## [The input]

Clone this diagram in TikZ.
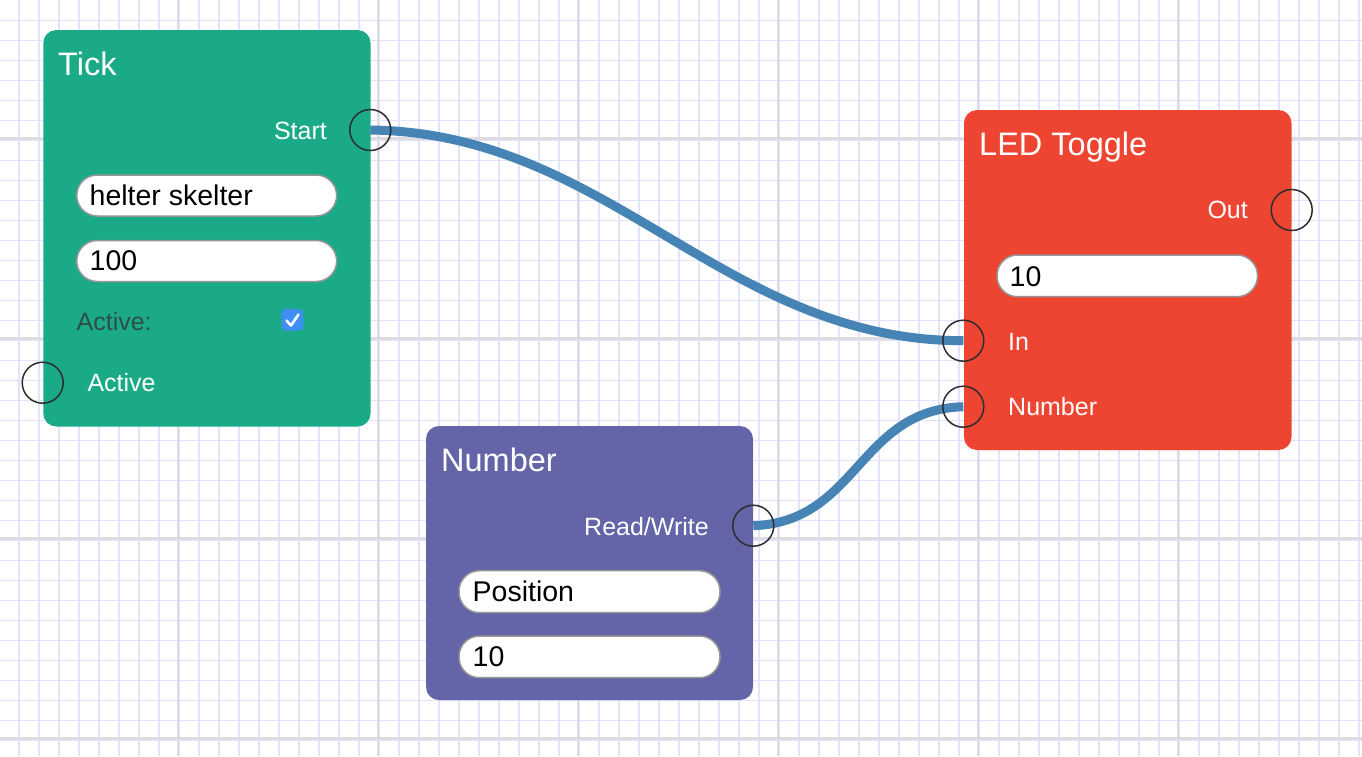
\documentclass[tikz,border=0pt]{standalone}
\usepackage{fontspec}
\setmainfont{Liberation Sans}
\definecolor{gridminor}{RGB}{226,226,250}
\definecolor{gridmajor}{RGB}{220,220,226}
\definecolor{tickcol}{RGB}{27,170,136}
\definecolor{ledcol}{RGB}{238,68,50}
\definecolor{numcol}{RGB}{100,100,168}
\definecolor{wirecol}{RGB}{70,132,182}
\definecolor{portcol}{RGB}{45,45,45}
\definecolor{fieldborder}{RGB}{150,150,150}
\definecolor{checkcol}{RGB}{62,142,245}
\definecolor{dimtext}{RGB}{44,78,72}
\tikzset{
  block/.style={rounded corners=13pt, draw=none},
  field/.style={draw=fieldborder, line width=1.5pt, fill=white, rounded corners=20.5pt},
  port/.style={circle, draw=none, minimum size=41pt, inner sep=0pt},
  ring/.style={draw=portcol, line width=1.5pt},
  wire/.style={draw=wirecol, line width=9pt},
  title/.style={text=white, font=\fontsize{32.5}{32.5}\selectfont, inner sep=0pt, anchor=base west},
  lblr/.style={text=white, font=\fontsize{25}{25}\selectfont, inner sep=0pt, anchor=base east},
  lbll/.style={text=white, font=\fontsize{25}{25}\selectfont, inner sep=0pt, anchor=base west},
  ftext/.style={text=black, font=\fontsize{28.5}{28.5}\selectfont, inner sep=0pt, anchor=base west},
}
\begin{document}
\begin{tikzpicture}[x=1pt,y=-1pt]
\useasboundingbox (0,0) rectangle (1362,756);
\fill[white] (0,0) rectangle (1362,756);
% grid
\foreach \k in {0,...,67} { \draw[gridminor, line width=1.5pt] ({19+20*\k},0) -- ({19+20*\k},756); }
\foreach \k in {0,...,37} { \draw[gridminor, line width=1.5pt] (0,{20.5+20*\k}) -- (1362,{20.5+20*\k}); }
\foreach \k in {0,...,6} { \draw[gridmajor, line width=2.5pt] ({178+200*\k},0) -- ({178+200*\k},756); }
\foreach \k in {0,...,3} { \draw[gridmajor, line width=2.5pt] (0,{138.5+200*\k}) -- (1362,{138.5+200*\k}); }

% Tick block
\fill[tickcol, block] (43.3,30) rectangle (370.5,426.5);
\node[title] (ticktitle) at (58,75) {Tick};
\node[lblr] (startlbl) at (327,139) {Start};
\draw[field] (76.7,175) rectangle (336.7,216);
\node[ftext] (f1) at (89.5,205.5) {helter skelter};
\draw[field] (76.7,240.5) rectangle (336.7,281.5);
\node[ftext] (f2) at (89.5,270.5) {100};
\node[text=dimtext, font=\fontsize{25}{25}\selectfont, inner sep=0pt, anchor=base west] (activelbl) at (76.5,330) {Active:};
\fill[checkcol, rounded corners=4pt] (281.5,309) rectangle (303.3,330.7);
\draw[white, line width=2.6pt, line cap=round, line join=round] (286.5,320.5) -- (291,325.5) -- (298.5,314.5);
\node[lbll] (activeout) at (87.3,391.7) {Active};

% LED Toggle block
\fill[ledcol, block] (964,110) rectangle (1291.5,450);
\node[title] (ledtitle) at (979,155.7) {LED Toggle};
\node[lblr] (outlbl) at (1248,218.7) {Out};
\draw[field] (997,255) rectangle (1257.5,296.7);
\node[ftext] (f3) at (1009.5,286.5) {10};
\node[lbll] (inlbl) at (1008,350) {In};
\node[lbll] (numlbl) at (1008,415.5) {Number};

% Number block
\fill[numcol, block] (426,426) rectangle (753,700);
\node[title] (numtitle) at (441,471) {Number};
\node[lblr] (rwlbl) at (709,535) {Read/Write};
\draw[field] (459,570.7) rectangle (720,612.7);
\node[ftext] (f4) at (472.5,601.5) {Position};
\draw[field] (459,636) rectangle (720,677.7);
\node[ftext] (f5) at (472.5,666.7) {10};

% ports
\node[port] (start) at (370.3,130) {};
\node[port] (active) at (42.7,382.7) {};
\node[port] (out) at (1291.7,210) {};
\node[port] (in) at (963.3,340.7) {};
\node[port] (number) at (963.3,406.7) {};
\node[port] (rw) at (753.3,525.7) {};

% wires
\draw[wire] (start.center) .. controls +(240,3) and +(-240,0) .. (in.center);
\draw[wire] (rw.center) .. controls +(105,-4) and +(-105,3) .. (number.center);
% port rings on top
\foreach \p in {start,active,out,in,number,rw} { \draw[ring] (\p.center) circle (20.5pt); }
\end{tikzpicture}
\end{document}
---
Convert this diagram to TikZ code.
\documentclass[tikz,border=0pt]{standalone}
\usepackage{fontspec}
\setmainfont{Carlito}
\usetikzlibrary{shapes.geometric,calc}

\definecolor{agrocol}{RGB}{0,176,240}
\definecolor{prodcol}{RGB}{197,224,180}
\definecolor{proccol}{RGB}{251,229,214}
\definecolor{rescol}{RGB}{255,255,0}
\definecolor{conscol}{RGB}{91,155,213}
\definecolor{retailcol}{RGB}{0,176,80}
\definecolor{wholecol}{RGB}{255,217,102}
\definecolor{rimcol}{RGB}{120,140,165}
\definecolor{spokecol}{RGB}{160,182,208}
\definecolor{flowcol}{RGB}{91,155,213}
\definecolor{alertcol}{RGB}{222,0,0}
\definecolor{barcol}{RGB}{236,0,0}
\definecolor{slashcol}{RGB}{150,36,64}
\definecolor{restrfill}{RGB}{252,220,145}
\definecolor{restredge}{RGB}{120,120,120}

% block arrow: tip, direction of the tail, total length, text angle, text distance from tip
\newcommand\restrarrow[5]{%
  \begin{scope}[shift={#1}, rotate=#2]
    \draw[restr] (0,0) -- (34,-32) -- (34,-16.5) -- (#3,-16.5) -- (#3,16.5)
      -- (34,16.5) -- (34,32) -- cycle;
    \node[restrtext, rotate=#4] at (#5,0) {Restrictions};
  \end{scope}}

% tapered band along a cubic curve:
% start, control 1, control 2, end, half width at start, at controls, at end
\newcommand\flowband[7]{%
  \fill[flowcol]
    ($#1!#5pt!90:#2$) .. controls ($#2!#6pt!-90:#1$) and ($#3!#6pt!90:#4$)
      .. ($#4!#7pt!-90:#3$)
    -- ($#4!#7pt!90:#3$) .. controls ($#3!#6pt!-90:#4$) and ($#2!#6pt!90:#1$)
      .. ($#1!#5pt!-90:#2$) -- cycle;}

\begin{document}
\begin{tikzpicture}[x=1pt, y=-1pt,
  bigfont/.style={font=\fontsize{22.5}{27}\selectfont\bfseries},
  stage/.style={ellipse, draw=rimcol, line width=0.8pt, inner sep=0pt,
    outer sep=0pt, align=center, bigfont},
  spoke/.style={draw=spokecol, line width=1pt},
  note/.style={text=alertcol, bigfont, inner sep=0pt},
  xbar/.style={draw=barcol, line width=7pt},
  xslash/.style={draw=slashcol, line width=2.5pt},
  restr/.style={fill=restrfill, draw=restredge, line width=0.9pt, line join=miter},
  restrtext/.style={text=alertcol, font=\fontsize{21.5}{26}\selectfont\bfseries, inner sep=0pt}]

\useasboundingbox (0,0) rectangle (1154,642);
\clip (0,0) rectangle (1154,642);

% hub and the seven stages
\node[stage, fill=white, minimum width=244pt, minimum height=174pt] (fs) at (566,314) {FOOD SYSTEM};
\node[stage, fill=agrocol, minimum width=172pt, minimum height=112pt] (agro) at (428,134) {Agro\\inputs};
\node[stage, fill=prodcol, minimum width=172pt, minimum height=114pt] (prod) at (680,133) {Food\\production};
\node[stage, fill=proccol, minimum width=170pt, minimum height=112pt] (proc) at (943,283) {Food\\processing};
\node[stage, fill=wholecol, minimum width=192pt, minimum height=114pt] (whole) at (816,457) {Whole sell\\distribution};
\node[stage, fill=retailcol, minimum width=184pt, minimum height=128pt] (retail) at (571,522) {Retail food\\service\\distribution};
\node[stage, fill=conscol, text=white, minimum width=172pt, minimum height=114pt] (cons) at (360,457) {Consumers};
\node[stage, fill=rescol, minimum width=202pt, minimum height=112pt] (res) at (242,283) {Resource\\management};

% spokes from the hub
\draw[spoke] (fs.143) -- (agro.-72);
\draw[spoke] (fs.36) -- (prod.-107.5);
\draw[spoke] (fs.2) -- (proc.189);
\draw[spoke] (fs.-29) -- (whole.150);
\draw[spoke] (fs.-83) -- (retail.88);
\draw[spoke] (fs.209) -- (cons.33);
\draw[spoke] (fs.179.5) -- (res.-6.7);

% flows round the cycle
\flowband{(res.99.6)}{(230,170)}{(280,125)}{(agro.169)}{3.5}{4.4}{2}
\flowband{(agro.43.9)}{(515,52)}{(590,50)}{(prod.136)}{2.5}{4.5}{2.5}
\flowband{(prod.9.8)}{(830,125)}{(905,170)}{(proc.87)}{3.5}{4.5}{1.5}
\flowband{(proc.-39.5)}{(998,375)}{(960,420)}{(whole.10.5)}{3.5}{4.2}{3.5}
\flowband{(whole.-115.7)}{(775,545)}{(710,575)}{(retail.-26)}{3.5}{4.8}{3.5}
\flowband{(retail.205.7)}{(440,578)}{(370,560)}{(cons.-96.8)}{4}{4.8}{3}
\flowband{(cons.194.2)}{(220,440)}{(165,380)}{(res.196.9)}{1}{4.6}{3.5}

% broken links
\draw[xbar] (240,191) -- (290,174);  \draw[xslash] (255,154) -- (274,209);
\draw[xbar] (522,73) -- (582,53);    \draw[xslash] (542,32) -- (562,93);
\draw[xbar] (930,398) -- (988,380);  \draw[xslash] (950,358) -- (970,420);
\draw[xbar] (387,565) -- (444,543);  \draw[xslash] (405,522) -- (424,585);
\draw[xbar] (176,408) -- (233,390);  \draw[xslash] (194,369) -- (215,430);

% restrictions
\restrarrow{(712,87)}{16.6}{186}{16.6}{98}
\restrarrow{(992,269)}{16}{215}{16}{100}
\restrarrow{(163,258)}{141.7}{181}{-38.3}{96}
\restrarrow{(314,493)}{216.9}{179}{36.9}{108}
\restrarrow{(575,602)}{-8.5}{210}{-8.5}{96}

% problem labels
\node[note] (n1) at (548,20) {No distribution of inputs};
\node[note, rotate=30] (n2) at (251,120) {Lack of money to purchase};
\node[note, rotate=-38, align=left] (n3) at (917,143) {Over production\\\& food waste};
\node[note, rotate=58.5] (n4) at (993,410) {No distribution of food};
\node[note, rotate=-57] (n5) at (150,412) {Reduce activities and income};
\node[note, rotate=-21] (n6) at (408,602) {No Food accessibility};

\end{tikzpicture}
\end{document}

## [Exercise]
Scan the records for the string "diagram". Copy each line in which it appears.

## [Answer to this exercise]
Clone this diagram in TikZ.
Convert this diagram to TikZ code.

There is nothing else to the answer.